Luci e
ombre per il nuovo film di Carlo Verdone. Padre Carlo Mascolo
(Verdone) è un prete missionario in Africa che si trova
nel bel mezzo di una crisi spirituale. La Diocesi gli consiglia
di passare un po’ di tempo a riflettere e riposarsi
tra le amorevoli cure della propria famiglia.
Peccato che la famiglia si dimostra tutt’altro che amorevole
nei suoi confronti. L’anziano padre (un sergio Fiorentini
con un irresistibile parrucchino alla Lucio Dalla) si è
appena risposato con la prosperosa badante ucraina che tra
auto veloci e lezioni di danza sembra mirare al patrimonio
della famiglia Mascolo. Il matrimonio vede la forte opposizione
della sorella Bea (Anna Bonaiuto), psichiatra messa peggio
dei suoi stessi pazienti e del fratello Luigi (Marco Giallini)
broker con un debole per la polverina bianca. Carlo stretto
tra liti famigliari, pedinamenti, lotta per la difesa del
patrimonio, vede la sua crisi spirituale peggiorare giorno
dopo giorno fino a quando l’incontro con Lara (una Laura
Chiatti bella e brava, ma soprattutto bella…) cambierà
per sempre la vita sua e dei componenti della famiglia Mascolo.
Io, loro e Lara, dedicata alla memoria del padre Mario, è
un film che segna una svolta nella cinematografia di Verdone,
una svolta verso l’età adulta, o almeno il tentativo
di svolta. Sì, perché di tentativo si tratta.

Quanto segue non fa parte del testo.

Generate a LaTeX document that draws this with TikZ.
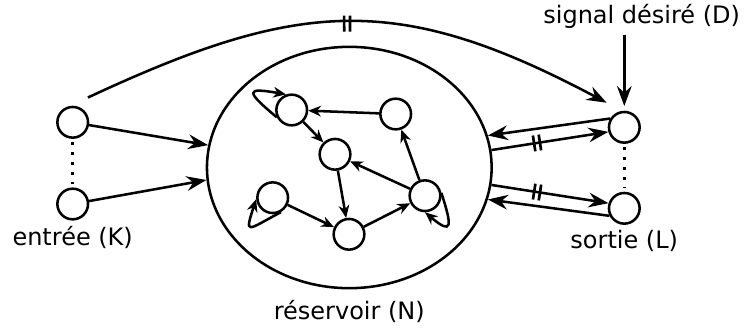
\documentclass[tikz,border=0pt]{standalone}
\usepackage{fontspec}
\setmainfont{DejaVu Sans}
\usepackage{tikz}
\usetikzlibrary{arrows.meta,shapes.geometric,decorations.markings}

\begin{document}
\begin{tikzpicture}[x=0.75pt,y=-0.75pt,line width=1.9pt,
    >={Stealth[length=15pt,width=11pt,inset=5pt]},
    font=\fontsize{18}{21}\selectfont,
    unit/.style={circle,draw,minimum size=23pt,inner sep=0pt},
    link/.style={-{Stealth[length=9.5pt,width=8pt,inset=3pt]}},
    dotline/.style={line width=2.4pt,dash pattern=on 2.4pt off 5.1pt,shorten <=2.5pt,shorten >=2.5pt},
    cut/.style={postaction={decorate,decoration={markings,
      mark=at position #1 with {\draw[-,line width=2pt,shorten <=0pt,shorten >=0pt] (-2.2pt,-6pt)--(-2.2pt,6pt) (2.2pt,-6pt)--(2.2pt,6pt);}}}}]
  \useasboundingbox (0,0) rectangle (744,329);
  \node[ellipse,draw,minimum width=213.5pt,minimum height=181pt,inner sep=0pt,label={[label distance=4pt]below:réservoir (N)}] (res) at (349.3,167.5) {};
  \node[unit] (r1) at (291.7,110) {};
  \node[unit] (r2) at (395.7,114) {};
  \node[unit] (r3) at (335,154.3) {};
  \node[unit] (r4) at (272.7,197.7) {};
  \node[unit] (r5) at (349,234.3) {};
  \node[unit] (r6) at (425,195.7) {};
  \node[unit] (k1) at (72.7,122.3) {};
  \node[unit,label={below:entrée (K)}] (k2) at (72.7,204) {};
  \node[unit] (l1) at (624.3,127.3) {};
  \node[unit,label={below:sortie (L)}] (l2) at (624.3,208.3) {};
  \node (sig) at (641.7,16.7) {signal désiré (D)};
  \draw[dotline] (k1) -- (k2);
  \draw[dotline] (l1) -- (l2);
  \draw[->] (k1) -- (res.171);
  \draw[->] (k2) -- (res.185);
  \draw[->] (l1.148) -- (res.13);
  \draw[->,cut=0.39] (res.7) -- (l1.196);
  \draw[->,cut=0.39] (res.-7) -- (l2.162);
  \draw[->] (l2.207) -- (res.-13);
  \draw[->,shorten >=3.5pt] (sig.south -| l1) -- (l1);
  \draw[->,cut=0.5,shorten <=15pt,shorten >=13pt] (k1.100) to[out=25,in=152,distance=190pt] (l1.98);
  \draw[link] (r2) -- (r1);
  \draw[link] (r1) -- (r3);
  \draw[link] (r6) -- (r3);
  \draw[link] (r3) -- (r5);
  \draw[link] (r4) -- (r5);
  \draw[link] (r5) -- (r6);
  \draw[link] (r6) -- (r2);
  \draw[link] (r1.206) to[out=140,in=170,distance=31pt] (r1.110);
  \draw[link] (r4.-60) to[out=208,in=252,distance=29pt] (r4.185);
  \draw[link] (r6.10) to[out=-72,in=-40,distance=27pt] (r6.-90);
\end{tikzpicture}
\end{document}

In tutta la prima parte, Verdone cerca di costruire personaggi,
costruendo psicologie che potessero dar loro spessore, creando
un palcoscenico che non oscurasse risvolti sociali dell’Italia
di oggi, con le sue pubbliche virtù ed i suoi molti
vizi privati. Una prima parte in cui il Verdone Attore non
riesce a ritrovarsi, navigando a vista sul tono da darsi,
ferocemente fuori parte. Il registro cambia completamente
nella seconda parte del film, quando il ritmo accelera e Verdone
si rifugia nei suoi soliti tic, nelle sue consuete macchiette
e gag strappa risate, ben sostenuto sia da Anna Bonaiuto che
soprattutto da Marco Giallini.
Una pellicola con luci ed ombre dicevamo in apertura, con
le seconde a prendere il sopravvento.